By Christina L. Scott, J.D.
Many years ago in an advance mediation training class, I remember my instructor saying, “in order for good sound decisions to be made, we need both Emotion and Logic.” After hearing this, I started to pay attention to my own decision-making process and that of others. I soon realized that there is some truth to this statement. What I also learned is that too much of either in mediation can hinder progress and lead parties straight to impasse.
Our logic, or sound reasoning, comes from our conscious mind. Our emotions are caused by our thoughts. They are reactions to perceived and/or imagined stimuli based on our personal experiences. Our emotions at times can outweigh our logic. In the mediation context this might look like: posturing, puffery, threats, profanity, exaggeration, tears, fears, grandiosity, anger, and other things.

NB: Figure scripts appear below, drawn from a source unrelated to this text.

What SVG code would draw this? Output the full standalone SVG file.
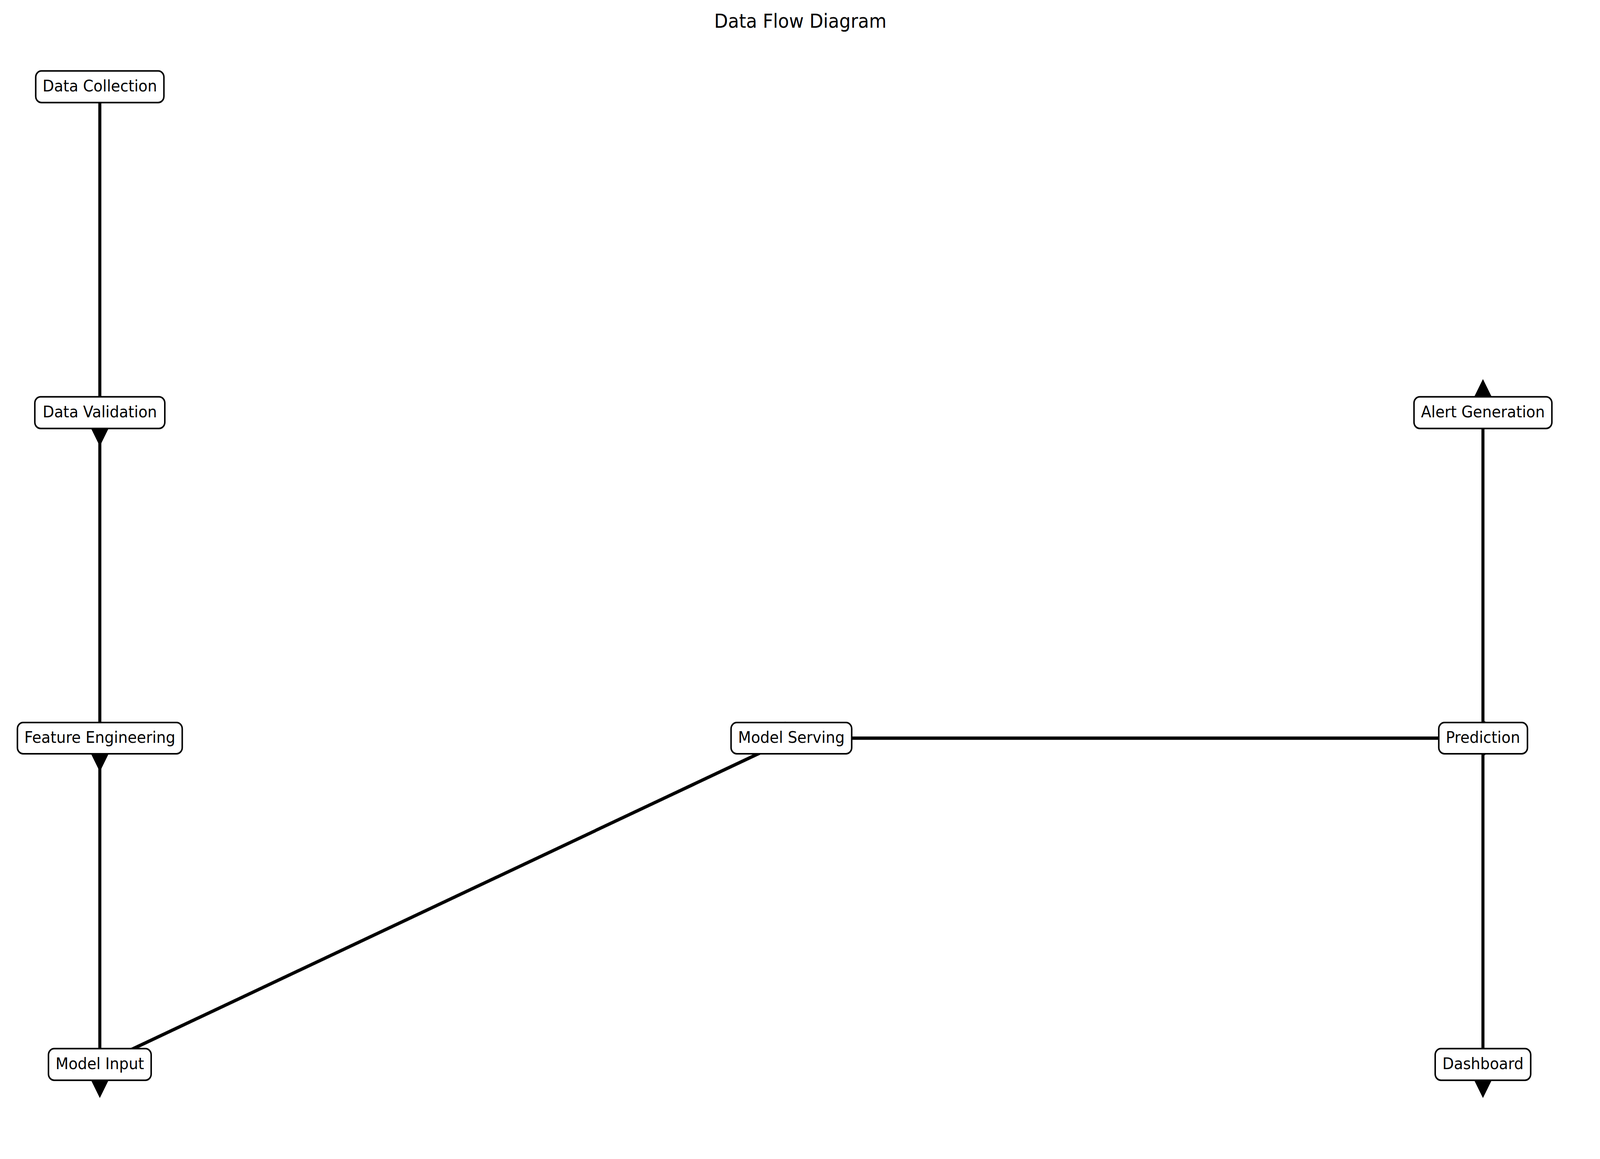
<svg xmlns="http://www.w3.org/2000/svg" width="4456" height="2966" viewBox="0 0 4456 2966" preserveAspectRatio="none">
<style>
svg{width:100vw;height:100vh;display:block}
.bg{fill:#ffffff}
.node rect{fill:#ffffff;stroke:#000000;stroke-width:4.2}
.node text{font-family:"DejaVu Sans","Liberation Sans",sans-serif;font-size:41.67px;fill:#000000;text-anchor:middle}
.title{font-family:"DejaVu Sans","Liberation Sans",sans-serif;font-size:50px;fill:#000000;text-anchor:middle}
.edge{stroke:#000000;stroke-width:8.5;fill:none;marker-end:url(#head)}
</style>
<defs>
<marker id="head" markerUnits="userSpaceOnUse" markerWidth="100" markerHeight="100" viewBox="0 -50 100 100" refX="0" refY="0" orient="auto" overflow="visible">
<path d="M0,-46 L86,0 L0,46 Z" fill="#000000"/>
</marker>
</defs>
<rect class="bg" x="0" y="0" width="4456" height="2966"/>
<text class="title" x="2229" y="71">Data Flow Diagram</text>
<g id="connectors">
<line class="edge" x1="278" y1="222" x2="278" y2="1056"/>
<line class="edge" x1="278" y1="1056" x2="278" y2="1889"/>
<line class="edge" x1="278" y1="1889" x2="278" y2="2724"/>
<line class="edge" x1="278" y1="2724" x2="2204" y2="1889"/>
<line class="edge" x1="2204" y1="1889" x2="4130" y2="1889"/>
<line class="edge" x1="4130" y1="1889" x2="4130" y2="1056"/>
<line class="edge" x1="4130" y1="1889" x2="4130" y2="2724"/>
</g>
<g id="node-data-collection" class="node">
<rect x="99.5" y="181.5" width="357" height="81" rx="16"/>
<text x="278" y="234">Data Collection</text>
</g>
<g id="node-data-validation" class="node">
<rect x="97" y="1015.5" width="362" height="81" rx="16"/>
<text x="278" y="1068">Data Validation</text>
</g>
<g id="node-feature-engineering" class="node">
<rect x="48.5" y="1849" width="459" height="80" rx="16"/>
<text x="278" y="1901">Feature Engineering</text>
</g>
<g id="node-model-input" class="node">
<rect x="135" y="2683.5" width="286" height="81" rx="16"/>
<text x="278" y="2736">Model Input</text>
</g>
<g id="node-model-serving" class="node">
<rect x="2036" y="1849" width="336" height="80" rx="16"/>
<text x="2204" y="1901">Model Serving</text>
</g>
<g id="node-prediction" class="node">
<rect x="4007" y="1849" width="247" height="80" rx="16"/>
<text x="4130" y="1901">Prediction</text>
</g>
<g id="node-alert-generation" class="node">
<rect x="3938" y="1015.5" width="384" height="81" rx="16"/>
<text x="4130" y="1068">Alert Generation</text>
</g>
<g id="node-dashboard" class="node">
<rect x="3997" y="2683.5" width="266" height="81" rx="16"/>
<text x="4130" y="2736">Dashboard</text>
</g>
</svg>
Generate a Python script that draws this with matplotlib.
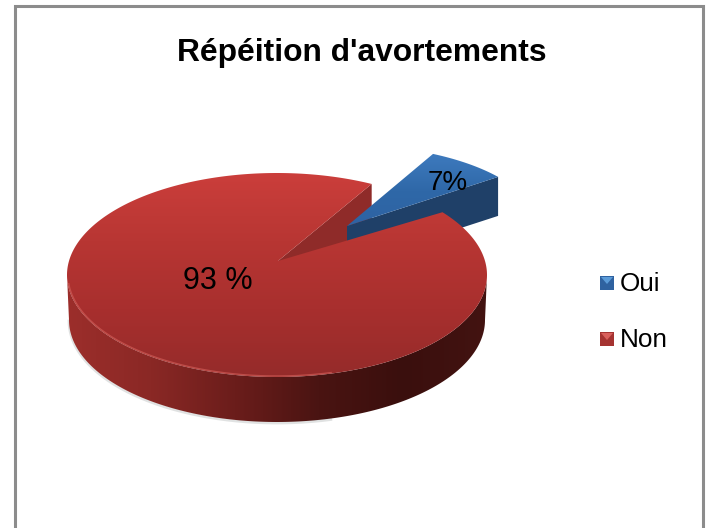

The question is how do we stay balanced in mediation and avoid the pitfalls of impasse due to too much emotion? Here are 3 tips that can help.
Listen, not react
High emotions do not have to lead to impasse if we learn to hear the information “inside the emotion.” During mediation, listen with an open mind and be slow to judgement. Do not begin shaking your head in opposition to the first few words being conveyed by the other party. Instead, listen carefully to what opposing counsel and the mediator have to say. Also, listen more than you speak and understand that you and your client are not the only ones who need to be heard.
There is a time and place for posturing and it’s usually not at mediation. Posturing and puffery are often used in mediation to impress clients and to make them feel more confident. The downside is that too much of it will veer the client in the wrong direction and ultimately waste time. Instead of fostering a mindset of negotiation, the posturing can cause the client to become too focused on their chances at trial. If this happens, the mediator will have to spend precious mediation time, bringing them back to the table. Keep in mind that mediation is an opportunity to settle the case, not litigate the case.
Never make it personal
There is a fine line between zealous advocacy and becoming too personally involved in your client’s case. Good attorneys know the difference and proceed accordingly. When counsel gets amped up to “extreme advocacy,” they become blinded by their own emotions and lose focus. This is never helpful for the client and often leads to impasse. Remember that you represent your client, you are not the client. Refrain also from personal attacks of the other party. Threats, bullying and other intimidation mechanisms never lead to a good place. Never give in to an old tactic designed to throw you off your game. Keep your cool and stay focused on your end goals.
As a mediator I am usually aware of the issues that impede the mediation process. I try to take the initiative and head off problems at the start. I have learned however, that it is the good faith of counsel that serves as the foundation for productive negotiations which can lead to resolution when all parties cooperate and do their part.